The shocking damage that forced Pontardawe Swimming pool to close
Lewis Smith, local democracy reporter
Images from inside Pontardawe Swimming Pool show the shocking amounts of damage to the site’s supporting walls and pillars, which led to its immediate closure last week.
The Pontardawe pool was closed with immediate effect on Wednesday, November 30, after the discovery of serious defects relating to a void around the training pool and columns under spectator seating, as well as further deterioration of the structural concrete in pool tank walls, concrete soffits, and external concrete walls.

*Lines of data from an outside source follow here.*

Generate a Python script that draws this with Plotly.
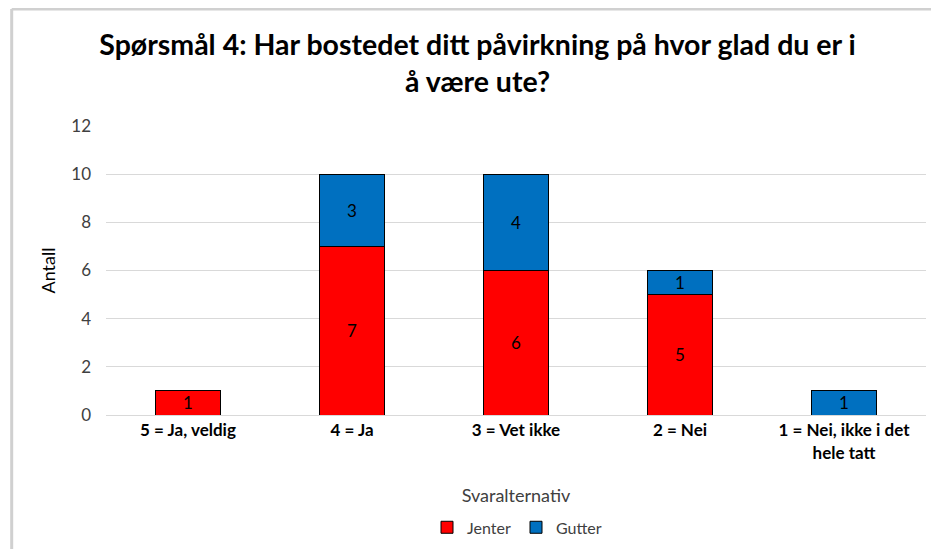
import plotly.graph_objects as go

categories = ["5 = Ja, veldig", "4 = Ja", "3 = Vet ikke", "2 = Nei",
              "1 = Nei, ikke i det<br>hele tatt"]
tick_labels = ["<b>5 = Ja, veldig</b>", "<b>4 = Ja</b>", "<b>3 = Vet ikke</b>",
               "<b>2 = Nei</b>", "<b>1 = Nei, ikke i det<br>hele tatt</b>"]
jenter = [1, 7, 6, 5, None]
gutter = [None, 3, 4, 1, 1]

font = "Lato, sans-serif"

fig = go.Figure()
fig.add_trace(go.Bar(x=categories, y=jenter, name="Jenter",
                     marker=dict(color="#FF0000", line=dict(color="#000000", width=1)),
                     text=jenter, textposition="inside", insidetextanchor="middle", textangle=0,
                     constraintext="none",
                     textfont=dict(color="#000000", size=17, family=font)))
fig.add_trace(go.Bar(x=categories, y=gutter, name="Gutter",
                     marker=dict(color="#0070C0", line=dict(color="#000000", width=1)),
                     text=gutter, textposition="inside", insidetextanchor="middle", textangle=0,
                     constraintext="none",
                     textfont=dict(color="#000000", size=17, family=font)))

fig.update_layout(
    barmode="stack",
    bargap=0.6,
    width=939, height=549,
    paper_bgcolor="white", plot_bgcolor="white",
    font=dict(family=font, color="#404040", size=16),
    title=dict(text="<b>Spørsmål 4: Har bostedet ditt påvirkning på hvor glad du er i<br>å være ute?</b>",
               x=0.5, xanchor="center", y=0.915, yanchor="top",
               font=dict(size=28.5, color="#000000", family=font)),
    margin=dict(l=98, r=21, t=118, b=133),
    legend=dict(orientation="h", x=0.5, xanchor="center", y=-0.33, yanchor="top",
                font=dict(size=16, color="#404040"), traceorder="normal",
                entrywidth=44, entrywidthmode="pixels"),
    shapes=[
        dict(type="line", xref="paper", yref="paper", x0=-0.115, x1=1.03, y0=1.405, y1=1.405,
             line=dict(color="#D0D0D0", width=3), layer="above"),
        dict(type="line", xref="paper", yref="paper", x0=-0.115, x1=-0.115, y0=-0.5, y1=1.405,
             line=dict(color="#D0D0D0", width=3), layer="above"),
    ],
)
fig.update_xaxes(tickvals=categories, ticktext=tick_labels, ticks="", automargin=False,
                 showline=True, linecolor="#D9D9D9", linewidth=1,
                 tickfont=dict(size=17, color="#000000"),
                 title=dict(text="Svaralternativ", font=dict(size=18, color="#404040"), standoff=27))
fig.update_yaxes(range=[0, 12], dtick=2, showgrid=True, gridcolor="#D9D9D9", zeroline=False,
                 automargin=False,
                 tickfont=dict(size=17, color="#404040"), ticklabelstandoff=14,
                 title=dict(text="Antall", font=dict(size=18, color="#000000"), standoff=10))

fig.write_html("out.html")
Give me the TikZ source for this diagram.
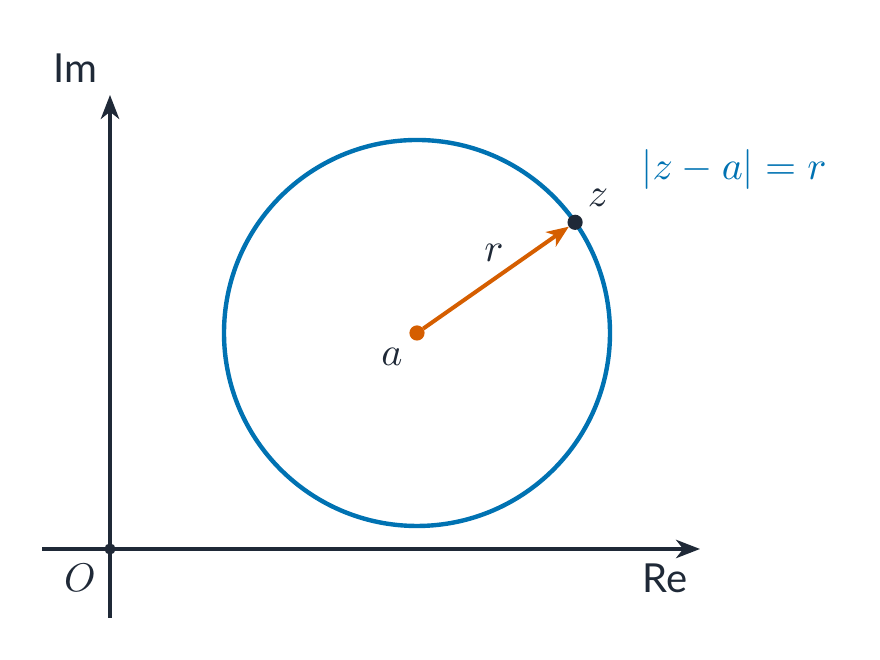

More worryingly, it appears some of these issues were first highlighted by building surveyor Arup eight years ago in a similar report which was carried out in 2014.
Images from the 2022 report now show the extent of the damage to the site, with large amounts of corrosion shown on soffits, pillars and supporting walls. The results of the report also highlighted a number of concerns, referencing in particular the corrosion and deterioration of the structural concrete, as well as the structural deterioration in the basement plant area.
A summary of the report read: “The 2022 Arup survey and subsequent CRL inspection both identified that the already serious structural defects noted in previous reports had continued to deteriorate. Comprehensive structural repair of these elements is now both necessary and urgent.”
The pool in Pontardawe has been managed by not-for-profit trust, Celtic Leisure, since 2002, but control is now due to transfer to the council by next April. Councillors in Neath Port Talbot approved funding for emergency repair work at the site last week, estimated to be worth around £141,000 over two years.
Work required includes the installation of vertical propping to beams and slabs around the perimeter of the training pool, propping to external retaining walls around the training pool, as well as vertical and horizontal propping to columns below spectator seating adjacent to the main pool.
The funding will allow the works to be carried out so that the well-used pool can be re-opened in January of 2023, however the repairs will only be a short term solution, with the work extending the life of the pool for a maximum of just two years.
Councillor Sean Pursey was at the emergency meeting on November 30, and said he had some concerns as to how the structure had been allowed to deteriorate to this extent.
He said: “Of particular concern I suppose is the fact that it appears some of the recommendations from the 2014 report are still outstanding in 2022, and though I’m not expecting answers today, as a member I’d like some reassurance or some explanation as to what’s happened in this case.”
Neath Port Talbot Council and Celtic Leisure have been contacted for comment.